(Charts and diagrams as code)
-- BEGIN --

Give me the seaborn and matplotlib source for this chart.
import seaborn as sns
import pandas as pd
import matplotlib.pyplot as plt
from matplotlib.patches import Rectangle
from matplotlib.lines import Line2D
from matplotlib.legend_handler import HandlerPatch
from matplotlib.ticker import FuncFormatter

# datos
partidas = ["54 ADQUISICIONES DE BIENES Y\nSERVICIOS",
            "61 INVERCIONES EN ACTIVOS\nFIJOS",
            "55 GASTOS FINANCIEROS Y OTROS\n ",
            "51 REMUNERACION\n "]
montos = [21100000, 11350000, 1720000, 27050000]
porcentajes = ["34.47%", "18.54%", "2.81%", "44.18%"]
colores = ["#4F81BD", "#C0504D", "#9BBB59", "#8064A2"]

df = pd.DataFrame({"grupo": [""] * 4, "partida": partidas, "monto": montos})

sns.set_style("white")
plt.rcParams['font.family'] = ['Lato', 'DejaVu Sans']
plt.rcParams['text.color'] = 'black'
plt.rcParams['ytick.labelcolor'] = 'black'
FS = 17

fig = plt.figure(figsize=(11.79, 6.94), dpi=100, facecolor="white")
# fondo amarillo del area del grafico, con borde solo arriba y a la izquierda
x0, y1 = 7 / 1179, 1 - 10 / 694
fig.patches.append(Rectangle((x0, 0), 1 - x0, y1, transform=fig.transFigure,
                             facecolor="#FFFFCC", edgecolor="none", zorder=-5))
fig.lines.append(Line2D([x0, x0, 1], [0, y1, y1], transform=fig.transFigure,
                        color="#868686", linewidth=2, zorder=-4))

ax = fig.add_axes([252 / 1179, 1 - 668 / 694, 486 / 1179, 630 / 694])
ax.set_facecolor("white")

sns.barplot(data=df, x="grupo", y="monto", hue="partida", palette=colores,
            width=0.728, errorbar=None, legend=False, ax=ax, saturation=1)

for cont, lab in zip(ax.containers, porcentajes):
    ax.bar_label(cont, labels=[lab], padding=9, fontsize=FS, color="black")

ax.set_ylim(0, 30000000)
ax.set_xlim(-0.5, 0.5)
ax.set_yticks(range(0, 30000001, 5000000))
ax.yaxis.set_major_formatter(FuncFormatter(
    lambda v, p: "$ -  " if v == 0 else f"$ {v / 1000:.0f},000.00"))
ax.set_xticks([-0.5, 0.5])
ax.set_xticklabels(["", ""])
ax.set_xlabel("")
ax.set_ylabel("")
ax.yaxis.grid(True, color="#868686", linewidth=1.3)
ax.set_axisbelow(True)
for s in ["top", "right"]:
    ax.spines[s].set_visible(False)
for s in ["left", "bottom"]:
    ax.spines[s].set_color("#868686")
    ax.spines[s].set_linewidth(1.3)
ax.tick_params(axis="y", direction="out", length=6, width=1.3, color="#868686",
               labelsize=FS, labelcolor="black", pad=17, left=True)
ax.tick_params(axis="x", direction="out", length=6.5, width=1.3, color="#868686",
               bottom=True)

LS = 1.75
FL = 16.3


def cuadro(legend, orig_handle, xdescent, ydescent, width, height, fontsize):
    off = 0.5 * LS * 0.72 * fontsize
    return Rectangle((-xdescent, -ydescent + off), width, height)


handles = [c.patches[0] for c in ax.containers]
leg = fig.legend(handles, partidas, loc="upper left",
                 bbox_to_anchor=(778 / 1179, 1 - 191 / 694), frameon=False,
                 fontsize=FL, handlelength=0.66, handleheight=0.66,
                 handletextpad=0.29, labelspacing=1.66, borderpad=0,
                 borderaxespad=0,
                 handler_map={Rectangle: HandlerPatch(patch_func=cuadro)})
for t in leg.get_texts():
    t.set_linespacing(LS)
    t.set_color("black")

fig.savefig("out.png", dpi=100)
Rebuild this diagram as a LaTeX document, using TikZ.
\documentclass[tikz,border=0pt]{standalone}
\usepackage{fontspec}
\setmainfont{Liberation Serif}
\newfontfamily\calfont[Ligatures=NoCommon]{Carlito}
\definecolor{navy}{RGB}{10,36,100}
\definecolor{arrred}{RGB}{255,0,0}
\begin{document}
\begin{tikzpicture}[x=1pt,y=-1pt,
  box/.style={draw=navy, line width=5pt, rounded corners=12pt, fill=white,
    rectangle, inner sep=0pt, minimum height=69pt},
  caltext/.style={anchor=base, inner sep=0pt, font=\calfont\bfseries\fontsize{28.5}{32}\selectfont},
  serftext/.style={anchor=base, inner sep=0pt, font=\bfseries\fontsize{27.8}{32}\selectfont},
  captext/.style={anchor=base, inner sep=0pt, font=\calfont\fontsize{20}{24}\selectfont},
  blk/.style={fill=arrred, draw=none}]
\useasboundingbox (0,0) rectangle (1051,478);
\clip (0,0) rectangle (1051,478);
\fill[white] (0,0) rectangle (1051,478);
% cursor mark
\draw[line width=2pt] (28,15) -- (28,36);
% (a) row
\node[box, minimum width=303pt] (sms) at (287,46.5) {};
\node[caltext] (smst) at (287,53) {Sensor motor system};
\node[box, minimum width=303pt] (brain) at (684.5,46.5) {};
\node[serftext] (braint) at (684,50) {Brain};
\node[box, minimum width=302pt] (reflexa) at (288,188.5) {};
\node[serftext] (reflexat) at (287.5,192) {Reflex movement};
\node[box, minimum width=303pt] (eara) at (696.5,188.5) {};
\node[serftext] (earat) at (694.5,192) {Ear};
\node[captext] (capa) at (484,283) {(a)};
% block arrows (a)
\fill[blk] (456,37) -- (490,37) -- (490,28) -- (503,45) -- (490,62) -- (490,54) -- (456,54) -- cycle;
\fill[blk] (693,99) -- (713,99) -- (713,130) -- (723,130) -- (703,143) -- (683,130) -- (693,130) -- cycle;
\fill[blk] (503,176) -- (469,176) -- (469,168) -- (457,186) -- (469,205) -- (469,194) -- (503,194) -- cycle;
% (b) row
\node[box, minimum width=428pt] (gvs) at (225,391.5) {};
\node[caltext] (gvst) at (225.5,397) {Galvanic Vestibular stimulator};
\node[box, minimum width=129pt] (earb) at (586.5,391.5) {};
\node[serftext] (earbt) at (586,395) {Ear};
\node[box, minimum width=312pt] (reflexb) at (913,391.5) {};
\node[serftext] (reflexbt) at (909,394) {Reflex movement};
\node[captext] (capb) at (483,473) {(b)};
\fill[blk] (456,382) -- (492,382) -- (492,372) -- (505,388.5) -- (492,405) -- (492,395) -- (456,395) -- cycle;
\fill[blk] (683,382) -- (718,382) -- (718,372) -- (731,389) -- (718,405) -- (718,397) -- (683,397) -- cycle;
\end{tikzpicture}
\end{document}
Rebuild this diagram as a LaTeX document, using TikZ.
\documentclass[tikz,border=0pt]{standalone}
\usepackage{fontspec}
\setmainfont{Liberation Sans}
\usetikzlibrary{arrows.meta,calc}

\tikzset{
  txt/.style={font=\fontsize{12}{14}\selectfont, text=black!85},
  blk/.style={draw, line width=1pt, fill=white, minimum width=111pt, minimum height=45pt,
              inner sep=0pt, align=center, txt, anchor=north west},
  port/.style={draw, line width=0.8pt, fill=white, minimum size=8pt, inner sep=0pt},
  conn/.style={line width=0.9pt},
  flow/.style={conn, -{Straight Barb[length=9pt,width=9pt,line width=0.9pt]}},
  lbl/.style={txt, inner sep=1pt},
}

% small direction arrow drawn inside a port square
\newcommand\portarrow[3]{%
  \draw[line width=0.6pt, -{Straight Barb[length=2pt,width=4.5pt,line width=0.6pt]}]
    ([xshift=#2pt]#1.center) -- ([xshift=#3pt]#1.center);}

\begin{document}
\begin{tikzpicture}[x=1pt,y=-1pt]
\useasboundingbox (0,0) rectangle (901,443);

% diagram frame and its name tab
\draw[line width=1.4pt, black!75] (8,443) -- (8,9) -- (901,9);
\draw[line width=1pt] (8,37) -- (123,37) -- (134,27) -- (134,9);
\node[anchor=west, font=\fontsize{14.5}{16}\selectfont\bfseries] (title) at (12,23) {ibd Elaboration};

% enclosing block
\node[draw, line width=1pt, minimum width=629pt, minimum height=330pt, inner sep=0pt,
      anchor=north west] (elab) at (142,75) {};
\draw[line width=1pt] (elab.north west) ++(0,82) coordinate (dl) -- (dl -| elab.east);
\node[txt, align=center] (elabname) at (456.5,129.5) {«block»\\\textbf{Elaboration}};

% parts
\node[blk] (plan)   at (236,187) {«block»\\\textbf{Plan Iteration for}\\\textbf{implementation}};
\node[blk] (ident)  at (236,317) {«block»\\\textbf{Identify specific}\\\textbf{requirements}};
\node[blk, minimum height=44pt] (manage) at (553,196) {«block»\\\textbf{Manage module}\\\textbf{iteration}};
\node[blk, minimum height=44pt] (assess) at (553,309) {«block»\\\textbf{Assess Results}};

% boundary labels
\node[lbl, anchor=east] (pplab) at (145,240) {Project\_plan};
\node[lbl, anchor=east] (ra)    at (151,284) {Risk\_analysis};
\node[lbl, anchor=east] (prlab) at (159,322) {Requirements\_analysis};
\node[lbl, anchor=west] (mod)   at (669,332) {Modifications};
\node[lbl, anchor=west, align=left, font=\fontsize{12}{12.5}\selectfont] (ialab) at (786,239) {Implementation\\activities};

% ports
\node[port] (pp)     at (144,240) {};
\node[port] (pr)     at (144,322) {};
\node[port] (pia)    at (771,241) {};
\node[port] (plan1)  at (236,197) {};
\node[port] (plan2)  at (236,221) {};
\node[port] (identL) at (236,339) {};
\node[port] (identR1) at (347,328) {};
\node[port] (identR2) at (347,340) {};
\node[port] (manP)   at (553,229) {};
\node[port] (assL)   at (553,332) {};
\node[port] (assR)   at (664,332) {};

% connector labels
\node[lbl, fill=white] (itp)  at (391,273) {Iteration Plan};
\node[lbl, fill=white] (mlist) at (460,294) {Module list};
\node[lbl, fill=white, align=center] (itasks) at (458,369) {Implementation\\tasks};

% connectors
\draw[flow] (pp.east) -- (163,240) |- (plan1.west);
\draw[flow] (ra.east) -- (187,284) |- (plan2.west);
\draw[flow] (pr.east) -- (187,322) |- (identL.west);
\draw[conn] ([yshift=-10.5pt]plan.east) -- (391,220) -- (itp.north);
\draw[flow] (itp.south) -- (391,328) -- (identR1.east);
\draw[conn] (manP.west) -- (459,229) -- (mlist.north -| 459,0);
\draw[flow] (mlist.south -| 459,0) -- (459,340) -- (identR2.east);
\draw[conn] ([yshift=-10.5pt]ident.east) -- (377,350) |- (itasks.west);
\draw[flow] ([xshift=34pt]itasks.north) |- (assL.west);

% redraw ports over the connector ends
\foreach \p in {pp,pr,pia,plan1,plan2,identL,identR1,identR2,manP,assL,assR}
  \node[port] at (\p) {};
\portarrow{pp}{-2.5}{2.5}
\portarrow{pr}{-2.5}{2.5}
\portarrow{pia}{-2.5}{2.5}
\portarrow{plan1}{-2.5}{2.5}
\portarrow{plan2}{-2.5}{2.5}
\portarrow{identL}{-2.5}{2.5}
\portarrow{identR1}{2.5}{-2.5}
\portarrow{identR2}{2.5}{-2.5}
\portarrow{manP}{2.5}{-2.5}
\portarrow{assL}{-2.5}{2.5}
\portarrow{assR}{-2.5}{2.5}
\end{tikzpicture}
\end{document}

-- END --

Task instructions:
Up to and including the line with "from matplotlib.ticker import FuncFormatter", print every line of the records from the start.

Solved problem:
Give me the seaborn and matplotlib source for this chart.
import seaborn as sns
import pandas as pd
import matplotlib.pyplot as plt
from matplotlib.patches import Rectangle
from matplotlib.lines import Line2D
from matplotlib.legend_handler import HandlerPatch
from matplotlib.ticker import FuncFormatter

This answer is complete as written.